Griffith was taken into custody after Judge Castel of the U.S. District Court for the Southern District of New York ruled that Griffith had violated his bail. According to prosecutors, Griffith tried to access his Coinbase account on May 3 even though his  bail conditions explicitly stated that, “He [Griffith] is specifically prohibited from accessing any of his cryptocurrency accounts.” So on July 9, the prosecutor wrote to the Judge requesting that Griffith be placed in custody since he violated his bail.

Four days before Griffiths bail review proceeding on July 20, Griffith’s lawyers argued that it was not Griffith who tried to access the Coinbase account, but rather, his mother.

“After consulting counsel, his mother made an online request to access a U.S.-based and regulated cryptocurrency exchange, Coinbase,” according to the case notes.

To which Judge Castel responded, “His mother’s Internet use was on his behalf, and in his name.”

At the end of the day, Griffith lost, and Judge Castel ordered that Griffith be remanded—aka sent back to jail—until his trial begins in September 2021.

You can’t break the law and get away with it

The United States government may be making an example out of Griffith and his decision to speak in North Korea at the Pyongyang Blockchain and Cryptocurrency Conference in April 2019.
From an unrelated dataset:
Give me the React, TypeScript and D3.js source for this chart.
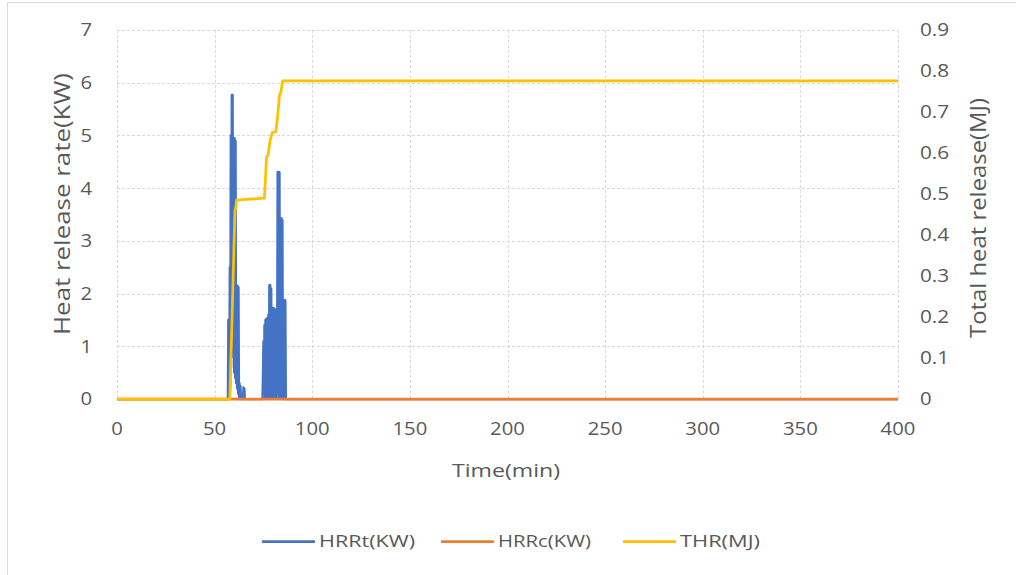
import React from "react";
import * as d3 from "d3";

const xTicks = [0, 50, 100, 150, 200, 250, 300, 350, 400];
const yLeftTicks = [0, 1, 2, 3, 4, 5, 6, 7];
const yRightTicks = [0, 0.1, 0.2, 0.3, 0.4, 0.5, 0.6, 0.7, 0.8, 0.9];

// HRRt (KW): time (min) and value
const hrrtTime = [
  0, 56.5, 56.75, 57.0, 57.25, 57.5, 57.75, 58.0, 58.25, 58.5, 58.75, 59.0, 59.25, 59.5, 59.75, 60.0, 60.25, 60.5, 60.75,
  61.0, 61.25, 61.5, 61.75, 62.0, 62.25, 62.5, 62.75, 63.0, 63.25, 63.5, 64.5, 64.75, 65.0, 65.25, 65.5,
  74.5, 74.75, 75.0, 75.25, 75.5, 75.75, 76.0, 76.25, 76.5, 76.75, 77.0, 77.25, 77.5, 77.75, 78.0, 78.25, 78.5, 78.75,
  79.0, 79.25, 79.5, 79.75, 80.0, 80.25, 80.5, 80.75, 81.0, 81.25, 81.5, 81.75, 82.0, 82.25, 82.5, 82.75, 83.0, 83.25,
  83.5, 83.75, 84.0, 84.25, 84.5, 84.75, 85.0, 85.25, 85.5, 85.75, 86.0, 86.25, 86.5, 86.75,
  400,
];
const hrrtValue = [
  0, 0, 0, 1.5, 0, 0.3, 2.5, 0.2, 5.0, 0.6, 5.77, 0.8, 5.77, 1.0, 4.95, 0.5, 4.95, 0.4, 4.9,
  0.3, 2.15, 0.2, 2.15, 0.1, 2.12, 0, 0.3, 0, 0.25, 0, 0, 0.22, 0, 0.2, 0,
  0, 0.5, 1.1, 0.1, 1.4, 0, 1.5, 0.2, 1.53, 0, 1.53, 0.1, 1.6, 0, 2.16, 0.2, 2.16, 0,
  2.1, 0.1, 1.73, 0, 1.73, 0.2, 1.72, 0, 1.7, 0.1, 0.87, 0, 0.95, 4.31, 0.1, 4.31, 0, 4.3,
  0.2, 3.43, 0, 3.43, 0.1, 3.4, 0, 1.88, 0.1, 1.88, 0, 1.87, 0, 0,
  0,
];

// HRRc (KW)
const hrrcTime = [0, 400];
const hrrcValue = [0, 0];

// THR (MJ)
const thrTime = [0, 57.8, 59.5, 60.4, 60.8, 61.2, 75.5, 76.6, 77.4, 78.3, 79.5, 81.4, 82.3, 83.2, 84.0, 84.8, 400];
const thrValue = [0, 0, 0.3, 0.46, 0.465, 0.485, 0.49, 0.59, 0.595, 0.628, 0.65, 0.652, 0.69, 0.74, 0.75, 0.776, 0.776];

const seriesNames = ["HRRt(KW)", "HRRc(KW)", "THR(MJ)"];
const seriesColors = ["#4472C4", "#ED7D31", "#FFC000"];

const font = "'Open Sans', Lato, sans-serif";
const textColor = "#595959";
const gridColor = "#d9d9d9";

function numWidth(s: string) {
  let w = 0;
  for (const c of s) w += c === "." ? 6 : 11.6;
  return w;
}

export default function App() {
  const W = 1016;
  const H = 575;
  const left = 117;
  const right = 898;
  const top = 30;
  const bottom = 399;

  const x = d3.scaleLinear().domain([0, 400]).range([left, right]);
  const yL = d3.scaleLinear().domain([0, 7]).range([bottom, top]);
  const yR = d3.scaleLinear().domain([0, 0.9]).range([bottom, top]);

  const lineL = d3
    .line<[number, number]>()
    .x((d) => x(d[0]))
    .y((d) => yL(d[1]));
  const lineR = d3
    .line<[number, number]>()
    .x((d) => x(d[0]))
    .y((d) => yR(d[1]));

  const hrrt = hrrtTime.map((t, i) => [t, hrrtValue[i]] as [number, number]);
  const hrrc = hrrcTime.map((t, i) => [t, hrrcValue[i]] as [number, number]);
  const thr = thrTime.map((t, i) => [t, thrValue[i]] as [number, number]);

  const legendX = [262, 441, 623];
  const legendLen = [96, 93, 80];
  const fmtR = (v: number) => d3.format("~g")(+v.toFixed(1));

  const Num = ({ s, px, py, anchor }: { s: string; px: number; py: number; anchor: string }) => (
    <text
      x={px}
      y={py}
      dy="0.36em"
      textAnchor={anchor}
      fontFamily={font}
      fontSize={18}
      fill={textColor}
      textLength={numWidth(s)}
      lengthAdjust="spacingAndGlyphs"
    >
      {s}
    </text>
  );

  return (
    <div style={{ position: "absolute", left: 0, top: 0 }}>
      <svg width={W} height={H} style={{ display: "block", background: "#fff" }}>
        <rect x={7.5} y={2.5} width={W + 10} height={H + 10} fill="#fff" stroke={gridColor} />
        {/* grid */}
        {yLeftTicks.map((v) => (
          <line
            key={"gy" + v}
            x1={left}
            x2={right}
            y1={Math.round(yL(v)) + 0.5}
            y2={Math.round(yL(v)) + 0.5}
            stroke={gridColor}
            strokeDasharray="3,2"
          />
        ))}
        {xTicks.map((v) => (
          <line
            key={"gx" + v}
            x1={Math.round(x(v)) + 0.5}
            x2={Math.round(x(v)) + 0.5}
            y1={top}
            y2={bottom}
            stroke={gridColor}
            strokeDasharray="3,2"
          />
        ))}
        {/* series */}
        <path d={lineL(hrrt) || ""} fill="none" stroke={seriesColors[0]} strokeWidth={2.25} strokeLinejoin="round" />
        <path d={lineL(hrrc) || ""} fill="none" stroke={seriesColors[1]} strokeWidth={2.75} />
        <path d={lineR(thr) || ""} fill="none" stroke={seriesColors[2]} strokeWidth={2.75} strokeLinejoin="round" />
        {/* ticks */}
        {yLeftTicks.map((v) => (
          <Num key={"yl" + v} s={String(v)} px={92} py={yL(v)} anchor="end" />
        ))}
        {yRightTicks.map((v) => (
          <Num key={"yr" + v} s={fmtR(v)} px={920} py={yR(v)} anchor="start" />
        ))}
        {xTicks.map((v) => (
          <Num key={"xt" + v} s={String(v)} px={x(v)} py={429} anchor="middle" />
        ))}
        {/* axis titles */}
        <text
          x={506}
          y={471}
          dy="0.35em"
          textAnchor="middle"
          fontFamily={font}
          fontSize={18}
          fill={textColor}
          textLength={108}
          lengthAdjust="spacingAndGlyphs"
        >
          Time(min)
        </text>
        <g transform={`translate(62,204) scale(1.2,1) rotate(-90)`}>
          <text
            x={0}
            y={0}
            dy="0.35em"
            textAnchor="middle"
            fontFamily={font}
            fontSize={18}
            fill={textColor}
            textLength={262}
            lengthAdjust="spacingAndGlyphs"
          >
            Heat release rate(KW)
          </text>
        </g>
        <g transform={`translate(978,218) scale(1.2,1) rotate(-90)`}>
          <text
            x={0}
            y={0}
            dy="0.35em"
            textAnchor="middle"
            fontFamily={font}
            fontSize={18}
            fill={textColor}
            textLength={240}
            lengthAdjust="spacingAndGlyphs"
          >
            Total heat release(MJ)
          </text>
        </g>
        {/* legend */}
        {seriesNames.map((name, i) => (
          <g key={name}>
            <line x1={legendX[i]} x2={legendX[i] + 53} y1={541.5} y2={541.5} stroke={seriesColors[i]} strokeWidth={2.75} />
            <text
              x={legendX[i] + 57}
              y={541}
              dy="0.35em"
              fontFamily={font}
              fontSize={17}
              fill={textColor}
              textLength={legendLen[i]}
              lengthAdjust="spacingAndGlyphs"
            >
              {name}
            </text>
          </g>
        ))}
      </svg>
    </div>
  );
}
The message the U.S. government is sending the world via the United States Vs. Griffith case is that if you are a United States citizen then you can not aid and give information to sanctioned countries. The U.S. government even made an effort to prevent Griffith from speaking at the conference beforehand by denying his request to travel to North Korea. Regardless, Griffith was able to obtain the necessary documents and visa to travel into the country so that he could present at the conference—which is ultimately why Ethereum researcher Virgil Griffith finds himself sitting in jail today awaiting his trial.